This article is part of the supplement: Proceedings of the 21st International Conference on Genome Informatics (GIW2010)
The utility of mass spectrometry-based proteomic data for validation of novel alternative splice forms reconstructed from RNA-Seq data: a preliminary assessment
1 Department of Pathology, University of Michigan, Ann Arbor, MI 48109, USA
2 Center for Computational Biology and Medicine, University of Michigan, Ann Arbor, MI 48109, USA
3 BioEnergy Genome Center, Qingdao Institute of BioEnergy and Bioprocess Technology, Chinese Academy of Sciences, China
BMC Bioinformatics 2010, 11(Suppl 11):S14 doi:10.1186/1471-2105-11-S11-S14Published: 14 December 2010
Most mass spectrometry (MS) based proteomic studies depend on searching acquired tandem mass (MS/MS) spectra against databases of known protein sequences. In these experiments, however, a large number of high quality spectra remain unassigned. These spectra may correspond to novel peptides not present in the database, especially those corresponding to novel alternative splice (AS) forms. Recently, fast and comprehensive profiling of mammalian genomes using deep sequencing (i.e. RNA-Seq) has become possible. MS-based proteomics can potentially be used as an aid for protein-level validation of novel AS events observed in RNA-Seq data.

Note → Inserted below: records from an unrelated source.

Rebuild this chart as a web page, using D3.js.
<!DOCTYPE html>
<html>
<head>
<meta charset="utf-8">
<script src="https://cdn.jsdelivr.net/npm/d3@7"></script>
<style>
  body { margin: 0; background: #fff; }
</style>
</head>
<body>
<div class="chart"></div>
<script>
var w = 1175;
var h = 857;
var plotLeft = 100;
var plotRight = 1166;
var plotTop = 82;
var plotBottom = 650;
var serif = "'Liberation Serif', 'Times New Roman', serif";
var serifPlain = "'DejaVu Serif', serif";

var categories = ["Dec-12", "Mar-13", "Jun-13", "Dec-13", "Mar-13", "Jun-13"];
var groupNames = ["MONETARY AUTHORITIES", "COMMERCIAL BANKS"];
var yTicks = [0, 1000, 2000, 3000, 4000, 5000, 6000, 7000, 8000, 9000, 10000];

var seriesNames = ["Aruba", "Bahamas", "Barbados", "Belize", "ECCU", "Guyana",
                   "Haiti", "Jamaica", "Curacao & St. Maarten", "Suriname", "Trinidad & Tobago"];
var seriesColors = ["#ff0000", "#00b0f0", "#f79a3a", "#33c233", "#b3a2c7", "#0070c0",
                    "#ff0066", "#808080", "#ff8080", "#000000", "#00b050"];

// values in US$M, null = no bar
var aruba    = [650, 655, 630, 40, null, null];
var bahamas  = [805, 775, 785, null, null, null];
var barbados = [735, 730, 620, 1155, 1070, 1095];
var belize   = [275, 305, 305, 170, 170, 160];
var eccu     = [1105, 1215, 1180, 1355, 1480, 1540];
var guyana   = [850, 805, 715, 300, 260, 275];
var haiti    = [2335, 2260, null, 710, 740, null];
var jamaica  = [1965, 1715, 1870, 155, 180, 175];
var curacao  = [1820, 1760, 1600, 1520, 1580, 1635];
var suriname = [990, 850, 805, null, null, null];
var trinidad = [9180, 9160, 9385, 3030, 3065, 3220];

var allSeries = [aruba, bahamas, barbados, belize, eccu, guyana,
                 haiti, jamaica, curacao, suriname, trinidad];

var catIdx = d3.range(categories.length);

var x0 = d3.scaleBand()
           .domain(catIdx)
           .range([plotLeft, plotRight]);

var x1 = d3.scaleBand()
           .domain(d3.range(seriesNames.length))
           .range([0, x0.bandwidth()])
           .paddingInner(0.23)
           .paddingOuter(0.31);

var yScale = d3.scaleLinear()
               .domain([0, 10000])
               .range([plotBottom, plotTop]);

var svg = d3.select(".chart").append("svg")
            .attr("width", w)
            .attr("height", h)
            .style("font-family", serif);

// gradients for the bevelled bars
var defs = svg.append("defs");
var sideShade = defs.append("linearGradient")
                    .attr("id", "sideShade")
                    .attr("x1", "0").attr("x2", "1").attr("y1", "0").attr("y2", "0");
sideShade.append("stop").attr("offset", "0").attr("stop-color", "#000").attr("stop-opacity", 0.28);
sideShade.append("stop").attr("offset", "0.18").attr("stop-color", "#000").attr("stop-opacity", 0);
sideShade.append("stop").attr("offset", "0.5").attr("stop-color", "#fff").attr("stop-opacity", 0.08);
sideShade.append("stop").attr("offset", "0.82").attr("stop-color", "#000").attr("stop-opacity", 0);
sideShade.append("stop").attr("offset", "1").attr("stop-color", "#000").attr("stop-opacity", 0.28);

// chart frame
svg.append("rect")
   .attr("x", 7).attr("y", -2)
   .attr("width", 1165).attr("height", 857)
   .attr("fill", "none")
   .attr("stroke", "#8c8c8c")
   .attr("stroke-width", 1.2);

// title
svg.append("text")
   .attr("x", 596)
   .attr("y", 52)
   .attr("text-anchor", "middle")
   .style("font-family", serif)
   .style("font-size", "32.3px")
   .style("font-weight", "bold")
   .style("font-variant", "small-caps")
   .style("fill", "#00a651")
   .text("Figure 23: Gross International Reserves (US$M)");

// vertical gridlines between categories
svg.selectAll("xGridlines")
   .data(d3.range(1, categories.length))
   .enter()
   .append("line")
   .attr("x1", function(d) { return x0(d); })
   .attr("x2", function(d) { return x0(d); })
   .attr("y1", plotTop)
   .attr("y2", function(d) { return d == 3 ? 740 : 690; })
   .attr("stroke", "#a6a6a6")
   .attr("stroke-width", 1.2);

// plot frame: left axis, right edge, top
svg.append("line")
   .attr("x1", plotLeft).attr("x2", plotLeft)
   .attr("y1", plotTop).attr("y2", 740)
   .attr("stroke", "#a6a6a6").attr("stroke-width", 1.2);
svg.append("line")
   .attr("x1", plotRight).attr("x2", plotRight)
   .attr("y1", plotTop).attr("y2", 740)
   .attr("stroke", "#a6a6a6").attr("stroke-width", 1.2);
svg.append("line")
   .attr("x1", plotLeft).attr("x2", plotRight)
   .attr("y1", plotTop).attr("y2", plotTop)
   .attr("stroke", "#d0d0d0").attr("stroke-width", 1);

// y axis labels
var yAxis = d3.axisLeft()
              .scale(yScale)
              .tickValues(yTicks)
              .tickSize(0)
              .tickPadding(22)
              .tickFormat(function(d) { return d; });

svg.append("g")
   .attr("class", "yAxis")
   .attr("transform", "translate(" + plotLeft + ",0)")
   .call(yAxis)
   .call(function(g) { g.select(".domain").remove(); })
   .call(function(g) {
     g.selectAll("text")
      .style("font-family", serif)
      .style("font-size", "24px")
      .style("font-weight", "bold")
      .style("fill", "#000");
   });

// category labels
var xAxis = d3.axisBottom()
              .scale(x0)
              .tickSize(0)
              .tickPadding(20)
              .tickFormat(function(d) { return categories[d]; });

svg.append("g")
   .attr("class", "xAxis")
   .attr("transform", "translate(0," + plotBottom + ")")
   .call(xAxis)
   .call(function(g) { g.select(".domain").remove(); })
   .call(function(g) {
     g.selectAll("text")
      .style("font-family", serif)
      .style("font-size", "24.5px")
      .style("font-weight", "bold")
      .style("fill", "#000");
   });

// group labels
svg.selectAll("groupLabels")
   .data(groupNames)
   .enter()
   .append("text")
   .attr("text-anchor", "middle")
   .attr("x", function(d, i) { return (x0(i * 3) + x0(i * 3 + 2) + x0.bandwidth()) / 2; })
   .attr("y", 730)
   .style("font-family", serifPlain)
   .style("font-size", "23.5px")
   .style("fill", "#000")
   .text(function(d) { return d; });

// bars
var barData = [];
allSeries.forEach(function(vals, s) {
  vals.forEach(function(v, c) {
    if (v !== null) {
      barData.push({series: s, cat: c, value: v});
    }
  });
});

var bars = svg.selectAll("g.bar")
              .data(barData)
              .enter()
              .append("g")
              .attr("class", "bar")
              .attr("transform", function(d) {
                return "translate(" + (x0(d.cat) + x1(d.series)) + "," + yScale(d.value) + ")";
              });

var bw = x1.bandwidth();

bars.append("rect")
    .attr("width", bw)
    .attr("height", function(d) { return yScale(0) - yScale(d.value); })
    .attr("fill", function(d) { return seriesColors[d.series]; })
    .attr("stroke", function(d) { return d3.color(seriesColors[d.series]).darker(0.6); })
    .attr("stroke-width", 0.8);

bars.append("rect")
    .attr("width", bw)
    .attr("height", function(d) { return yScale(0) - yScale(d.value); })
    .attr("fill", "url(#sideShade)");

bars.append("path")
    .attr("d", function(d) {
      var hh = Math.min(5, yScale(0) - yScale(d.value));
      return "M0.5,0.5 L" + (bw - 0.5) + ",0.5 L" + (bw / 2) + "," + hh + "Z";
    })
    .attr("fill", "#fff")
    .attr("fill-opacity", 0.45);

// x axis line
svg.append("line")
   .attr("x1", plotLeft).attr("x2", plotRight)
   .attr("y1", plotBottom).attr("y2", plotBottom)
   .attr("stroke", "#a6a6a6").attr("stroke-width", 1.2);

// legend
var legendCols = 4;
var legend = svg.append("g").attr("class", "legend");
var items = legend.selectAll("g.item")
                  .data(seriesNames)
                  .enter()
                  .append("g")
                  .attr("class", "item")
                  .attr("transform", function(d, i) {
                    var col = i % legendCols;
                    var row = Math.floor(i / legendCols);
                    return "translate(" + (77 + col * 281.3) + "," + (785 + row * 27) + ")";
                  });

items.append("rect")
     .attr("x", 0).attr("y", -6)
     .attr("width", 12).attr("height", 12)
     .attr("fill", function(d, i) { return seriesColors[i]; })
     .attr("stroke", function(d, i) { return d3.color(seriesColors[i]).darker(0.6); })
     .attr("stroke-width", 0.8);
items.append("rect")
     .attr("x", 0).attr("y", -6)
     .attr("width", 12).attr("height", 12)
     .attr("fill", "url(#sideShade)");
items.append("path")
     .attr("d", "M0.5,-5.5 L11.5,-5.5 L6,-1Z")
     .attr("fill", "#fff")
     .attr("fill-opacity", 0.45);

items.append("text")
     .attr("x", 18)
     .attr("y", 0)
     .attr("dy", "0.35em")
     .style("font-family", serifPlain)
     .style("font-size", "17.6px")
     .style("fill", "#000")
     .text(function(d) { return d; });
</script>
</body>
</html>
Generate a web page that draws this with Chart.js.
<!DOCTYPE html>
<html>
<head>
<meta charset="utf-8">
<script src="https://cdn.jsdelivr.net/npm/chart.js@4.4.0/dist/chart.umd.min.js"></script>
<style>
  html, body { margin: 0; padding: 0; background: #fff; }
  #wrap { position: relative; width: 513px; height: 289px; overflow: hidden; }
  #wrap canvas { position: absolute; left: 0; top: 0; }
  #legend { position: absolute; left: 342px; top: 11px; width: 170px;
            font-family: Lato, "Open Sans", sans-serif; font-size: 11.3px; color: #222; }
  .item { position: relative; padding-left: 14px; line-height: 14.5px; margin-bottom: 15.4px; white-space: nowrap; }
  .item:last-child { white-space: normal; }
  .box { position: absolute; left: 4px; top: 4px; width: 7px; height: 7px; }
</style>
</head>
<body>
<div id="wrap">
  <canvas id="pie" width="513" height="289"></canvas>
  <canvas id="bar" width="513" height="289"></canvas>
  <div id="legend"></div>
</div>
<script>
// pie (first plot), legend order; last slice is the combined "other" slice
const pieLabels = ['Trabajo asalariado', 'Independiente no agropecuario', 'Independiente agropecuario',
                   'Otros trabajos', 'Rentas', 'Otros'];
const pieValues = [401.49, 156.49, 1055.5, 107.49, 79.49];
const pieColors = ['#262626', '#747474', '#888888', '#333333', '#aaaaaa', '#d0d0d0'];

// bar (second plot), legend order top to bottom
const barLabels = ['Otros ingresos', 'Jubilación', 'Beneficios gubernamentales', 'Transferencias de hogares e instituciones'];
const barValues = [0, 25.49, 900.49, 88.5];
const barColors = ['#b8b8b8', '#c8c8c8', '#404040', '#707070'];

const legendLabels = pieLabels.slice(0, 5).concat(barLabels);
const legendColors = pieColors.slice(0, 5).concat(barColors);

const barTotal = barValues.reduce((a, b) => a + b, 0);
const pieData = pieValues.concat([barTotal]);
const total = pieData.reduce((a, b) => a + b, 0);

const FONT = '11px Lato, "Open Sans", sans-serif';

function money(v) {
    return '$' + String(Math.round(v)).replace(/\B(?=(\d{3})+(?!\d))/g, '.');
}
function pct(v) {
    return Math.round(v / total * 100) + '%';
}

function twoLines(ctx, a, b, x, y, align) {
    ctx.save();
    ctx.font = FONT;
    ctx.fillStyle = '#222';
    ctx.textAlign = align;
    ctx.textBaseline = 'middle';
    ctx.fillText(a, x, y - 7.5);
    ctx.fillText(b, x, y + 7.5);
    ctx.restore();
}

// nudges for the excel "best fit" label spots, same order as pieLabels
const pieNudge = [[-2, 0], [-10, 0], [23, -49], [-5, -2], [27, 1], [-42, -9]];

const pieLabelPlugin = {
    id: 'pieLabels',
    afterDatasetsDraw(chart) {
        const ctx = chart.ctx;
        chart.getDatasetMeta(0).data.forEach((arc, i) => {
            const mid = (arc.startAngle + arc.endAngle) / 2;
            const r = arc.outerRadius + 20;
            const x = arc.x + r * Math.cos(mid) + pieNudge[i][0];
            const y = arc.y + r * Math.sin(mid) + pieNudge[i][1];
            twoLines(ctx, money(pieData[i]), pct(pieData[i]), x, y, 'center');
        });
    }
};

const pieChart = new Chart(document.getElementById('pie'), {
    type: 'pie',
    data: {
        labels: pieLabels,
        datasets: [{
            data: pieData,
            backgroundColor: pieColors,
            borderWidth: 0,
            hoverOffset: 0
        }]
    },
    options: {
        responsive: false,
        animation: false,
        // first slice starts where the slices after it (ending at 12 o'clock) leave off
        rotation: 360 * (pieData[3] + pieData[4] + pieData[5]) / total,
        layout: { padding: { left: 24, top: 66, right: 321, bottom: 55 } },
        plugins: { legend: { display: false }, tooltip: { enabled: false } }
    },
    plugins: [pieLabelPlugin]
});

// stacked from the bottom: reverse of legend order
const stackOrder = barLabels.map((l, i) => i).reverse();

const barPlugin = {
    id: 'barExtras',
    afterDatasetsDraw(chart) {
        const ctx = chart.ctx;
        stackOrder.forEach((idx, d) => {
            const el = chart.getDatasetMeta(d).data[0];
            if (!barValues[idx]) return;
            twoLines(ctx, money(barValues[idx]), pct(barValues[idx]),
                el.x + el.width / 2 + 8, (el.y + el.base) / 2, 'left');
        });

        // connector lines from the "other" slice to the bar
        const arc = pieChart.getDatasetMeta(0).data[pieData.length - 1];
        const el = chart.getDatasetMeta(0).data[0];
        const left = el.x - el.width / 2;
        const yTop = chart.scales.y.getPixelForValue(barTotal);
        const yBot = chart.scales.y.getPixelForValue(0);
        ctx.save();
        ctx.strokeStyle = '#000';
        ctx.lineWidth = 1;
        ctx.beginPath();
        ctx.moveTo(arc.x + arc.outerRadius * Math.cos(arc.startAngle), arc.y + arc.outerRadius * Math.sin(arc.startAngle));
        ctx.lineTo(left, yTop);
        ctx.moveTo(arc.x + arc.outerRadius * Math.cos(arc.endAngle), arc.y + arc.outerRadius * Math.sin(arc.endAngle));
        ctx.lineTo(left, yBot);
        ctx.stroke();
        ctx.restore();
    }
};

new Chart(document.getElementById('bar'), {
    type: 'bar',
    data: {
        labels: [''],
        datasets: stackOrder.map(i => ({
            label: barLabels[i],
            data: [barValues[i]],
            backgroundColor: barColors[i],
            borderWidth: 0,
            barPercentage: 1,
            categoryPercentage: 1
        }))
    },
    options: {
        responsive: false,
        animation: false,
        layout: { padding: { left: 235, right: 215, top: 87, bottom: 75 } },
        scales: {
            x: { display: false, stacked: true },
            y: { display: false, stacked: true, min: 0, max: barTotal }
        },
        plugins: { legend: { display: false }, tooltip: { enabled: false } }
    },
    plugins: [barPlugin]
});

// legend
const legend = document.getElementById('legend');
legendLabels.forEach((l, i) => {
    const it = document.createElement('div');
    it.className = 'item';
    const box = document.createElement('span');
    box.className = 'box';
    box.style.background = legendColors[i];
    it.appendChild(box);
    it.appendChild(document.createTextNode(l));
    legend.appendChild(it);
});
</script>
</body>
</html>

In this work, we have used publicly available mouse tissue proteomic and RNA-Seq datasets and have examined the feasibility of using MS data for the identification of novel AS forms by searching MS/MS spectra against translated mRNA sequences derived from RNA-Seq data. A significant correlation between the likelihood of identifying a peptide from MS/MS data and the number of reads in RNA-Seq data for the same gene was observed. Based on in silico experiments, it was also observed that only a fraction of novel AS forms identified from RNA-Seq had the corresponding junction peptide compatible with MS/MS sequencing. The number of novel peptides that were actually identified from MS/MS spectra was substantially lower than the number expected based on in silico analysis.
The ability to confirm novel AS forms from MS/MS data in the dataset analyzed was found to be quite limited. This can be explained in part by low abundance of many novel transcripts, with the abundance of their corresponding protein products falling below the limit of detection by MS.